On March 16, I made a 580 mile roundtrip to pick up my oldest son so he could move back in with me. In the days since, my 11- and 13-year-olds have had their school indefinitely postponed. My husband and son got laid off from work because of COVID-19.
My dishwasher broke, which caused my sink to backflow. I had to fix it. Plumbers had been working on my broken tub, but left the job half done and haven't contacted me since so I had to fix that, too.
Today, my car got a flat on the way to get groceries. Grocery shopping itself is abnormal. I'm trying to plan weeks’ worth of meals for three times a day while dealing with shortages and long lines. I'm trying to keep my kids occupied and educated, while navigating food stamps and unemployment. I literally don't have time to dedicate three to six hours a day to schoolwork.
While most students don't have large families to juggle, they, too, face inordinate challenges. They've had to find new housing and move in a matter of days. They've lost jobs and have huge unplanned expenses.
Not everyone has access to high-speed internet or a quiet place to work. Even more frightening, some of us are going to catch COVID-19. Some of us already have. Our families and friends are going to fall ill. Some will die.
How can I focus on school when I'm waiting for my high-risk family members in hard-hit areas to be next? It is unrealistic to expect us to handle the stress of COVID-19 challenges and maintain our GPAs
I'm calling on educational and government officials to temporarily suspend classes, not just in person but online. While it's a huge hit to our educational trajectory, judging our ability to focus and produce under such constraints will also irrevocably damage our educational careers.

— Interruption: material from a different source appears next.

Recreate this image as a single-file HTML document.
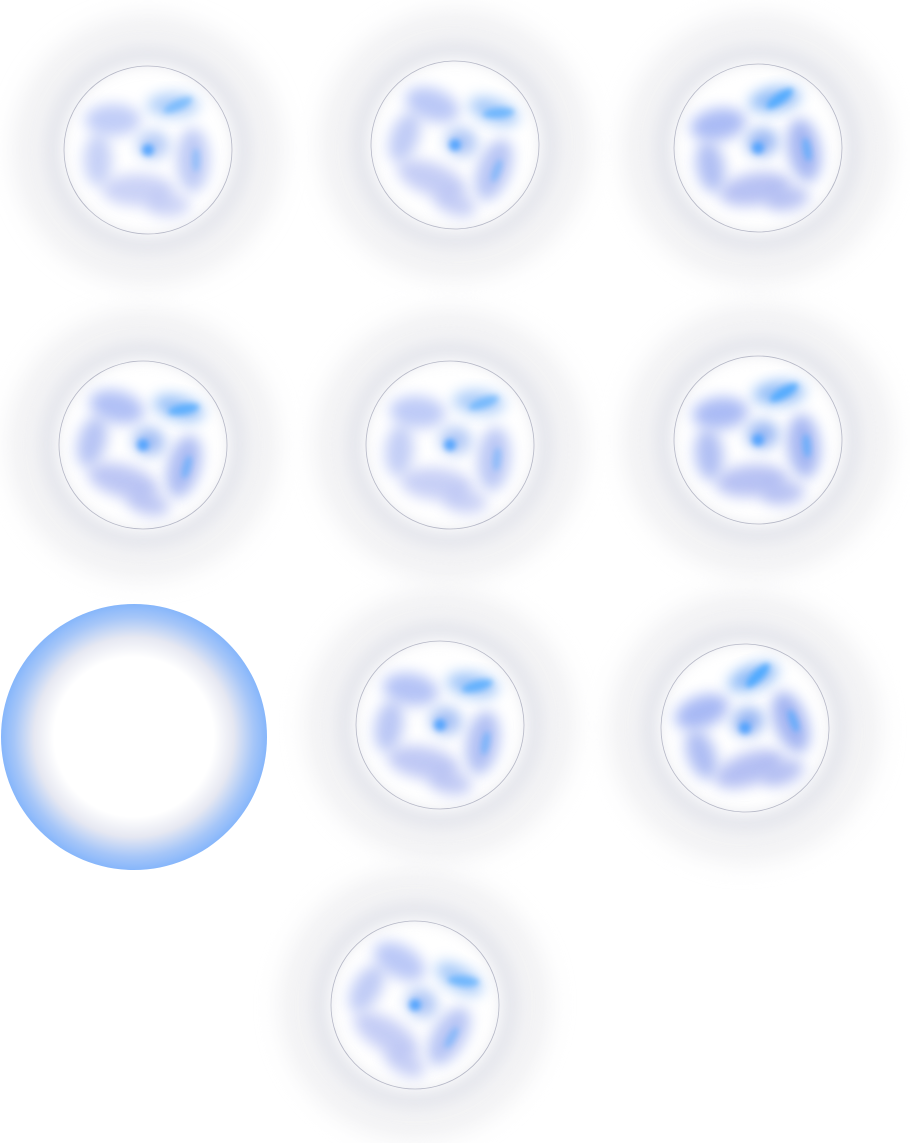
<!DOCTYPE html>
<html><head><meta charset="utf-8"><style>
html,body{margin:0;padding:0;background:#fff;width:910px;height:1143px;overflow:hidden}
svg{display:block}
</style></head><body>
<svg id="sheet" width="910" height="1143" viewBox="0 0 910 1143" xmlns="http://www.w3.org/2000/svg">
<defs>
<filter id="b12" x="-50%" y="-50%" width="200%" height="200%"><feGaussianBlur stdDeviation="12"/></filter>
<filter id="b6" x="-50%" y="-50%" width="200%" height="200%"><feGaussianBlur stdDeviation="7"/></filter>
<filter id="b3" x="-50%" y="-50%" width="200%" height="200%"><feGaussianBlur stdDeviation="3"/></filter>
<radialGradient id="ringGrad" cx="50%" cy="50%" r="50%">
<stop offset="0" stop-color="#ffffff"/>
<stop offset="0.6" stop-color="#ffffff"/>
<stop offset="0.75" stop-color="#e6e8f2"/>
<stop offset="0.9" stop-color="#a6c6f8"/>
<stop offset="1" stop-color="#86b6fb"/>
</radialGradient>
</defs>
<circle cx="134" cy="737" r="133" fill="url(#ringGrad)"/>
<g id="swirls"></g>
</svg>
<script>
const centers=[[148,150],[455,145],[758,148],[143,445],[450,445],[758,440],[440,725],[745,728],[415,1005]];
const intensity=[0.5,0.6,0.85,0.75,0.55,0.85,0.7,0.9,0.6];
const rotations=[0,20,-10,15,5,-5,10,-20,30];
const NS='http://www.w3.org/2000/svg';
const g=document.getElementById('swirls');
function mk(t,a){const e=document.createElementNS(NS,t);for(const k in a)e.setAttribute(k,a[k]);return e;}
centers.forEach((c,i)=>{
 const [x,y]=c, k=intensity[i];
 const sw=mk('g',{transform:`rotate(${rotations[i]} ${x} ${y})`});
 
 
 sw.appendChild(mk('circle',{cx:x,cy:y,r:118,fill:'none',stroke:'#e4e4e8','stroke-width':34,opacity:0.5,filter:'url(#b12)'}));
 sw.appendChild(mk('circle',{cx:x,cy:y,r:95,fill:'none',stroke:'#d6d8e2','stroke-width':20,opacity:0.55,filter:'url(#b6)'}));
 sw.appendChild(mk('circle',{cx:x,cy:y,r:84,fill:'none',stroke:'#9a9db0','stroke-width':0.8,opacity:0.7}));
 const blobs=[[-35,-30,28,16,'#90a6f2'],[25,-45,26,12,'#6fa8f5'],[45,10,16,32,'#8aa0ee'],[-10,40,36,16,'#a0aef0'],[-50,10,14,26,'#98abf0'],[5,-5,16,14,'#7aa2f0'],[20,55,22,12,'#a5b2f0']];
 blobs.forEach(b=>{
  sw.appendChild(mk('ellipse',{cx:x+b[0],cy:y+b[1],rx:b[2],ry:b[3],fill:b[4],opacity:0.6*k+0.25,filter:'url(#b6)'}));
 });
 sw.appendChild(mk('ellipse',{cx:x+30,cy:y-45,rx:16,ry:5,fill:'#4aa8ff',opacity:k,filter:'url(#b3)',transform:`rotate(-25 ${x+30} ${y-45})`}));
 sw.appendChild(mk('ellipse',{cx:x+48,cy:y+10,rx:4,ry:12,fill:'#4aa8ff',opacity:k*0.7,filter:'url(#b3)'}));
 sw.appendChild(mk('circle',{cx:x,cy:y,r:6,fill:'#3f9cff',opacity:0.8,filter:'url(#b3)'}));
 g.appendChild(sw);
});
</script>
</body></html>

I wish I had time to make a more eloquent plea, time to cite news reports on students who are struggling to make ends meet, time to come up with a solution.
But I don't. I'm exhausted. I don't know how I'm supposed to write papers when I don't even have time to write this.
Please. Don't add to our burdens by expecting us to continue our education as if everything were normal.
I pray everyone come out the other side of this with their health and families intact.